How many will apply?

As of the last day of February, 39,334 people had applied to at least one school. Last year 75% of all applicants had applied by this point in the cycle, which extrapolates to a final total of 52,400 applicants this year (Last year schools pulled out all the stops late in the cycle, extending application deadlines, and offering applicants various goodies, from i-tune cards, to help with moving expenses, to free Bass-o-Matic blenders, so it’s unlikely that the percentage of people who apply after February 28 will increase this year).

How many will be accepted to at least one school?

This is a bit more speculative. In response to a moderate drop in applicants between 2004 and 2007 (from 100,600 to 84,000) law schools maintained their enrollments by slashing admissions standards fairly dramatically. 55.6% of applicants were admitted to at least one school in 2004; by 2007 this percentage had increased by 19%, to 66.1%. Applicant totals were fairly stable over the next few years, and admission percentages crept up only slightly, as law schools hit an all-time high first-year enrollment of 52,500 in 2010, up from 48,200 six years earlier, when the applicant total had been 13% higher.

Over the last three years, schools have slashed standards yet again, in response to a far steeper applicant drop. Acceptance percentages climbed from 68.7% in 2010 to 76.9% in 2013. This means that law school applicants were 38% more likely to be accepted to at least one law school in 2013 than they were in 2004. How much more are schools willing to cut their admissions standards? This of course will vary greatly between schools. Some bottom tier-schools now have something like open admission standards already, accepting just about anybody with an undergrad degree and an LSAT score, while perhaps making exceptions for people with the sorts of personal histories that would subject the school to tort liability if the admit were to harm fellow students or law school employees.

Still, the percentage of applicants admitted could continue to rise if some higher-ranked schools cut what standards they do maintain. Many applicants will not apply to schools below a certain level, so the fact that some schools already have constructive open admissions policies hasn’t been relevant to the chances for admission of such applicants to this point.

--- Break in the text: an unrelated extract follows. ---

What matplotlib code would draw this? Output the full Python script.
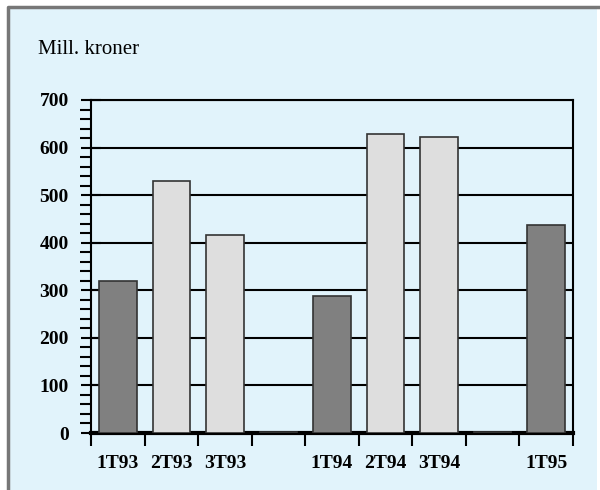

I’m guesstimating that the percentage of applicants admitted to at least one school will continue its rapid ascent for at least another year, and that 79% of applicants will get in to at least one of the schools to which they apply in this cycle.

How many admitted applicants will end up enrolling somewhere?

This is easy to estimate, since for some reason this percentage has remained very stable, at between 86% and 88% every year for the last decade.

Crunching the numbers, that means we’re looking at just about exactly 36,000 matrics this fall.

One feature of the law school crash that’s somewhat under-appreciated is how it works like a series of waves, pounding on law school finances with increasing intensity each year. This is because there’s a three-year lag between a class’s enrollment and graduation (ignoring for the sake of simplicity the relatively small percentage of part-time students). This in turn means that each first year class replaces the class which entered three years earlier.

Because law schools slashed admission standards in 2011, the 2011 entering class was almost exactly the same size as the 2008 entering class it replaced, despite the fact that applicant totals began to plunge that year. But that strategy worked only once.

Speaking of waves, let’s call the present admissions cycle and its two predecessors the Three Sisters:

2009: 51,600 matrics
replaced by
2012: 44,500 matrics

13.8% decrease

2010: 52,500 matrics
replaced by
2013: 39,700 matrics

24.4% decrease

2011: 48,700 matrics
replaced by
2014: 36,000 matrics (estimated)

26.1% decrease

In nautical terms, some waves can end up being non-negotiable.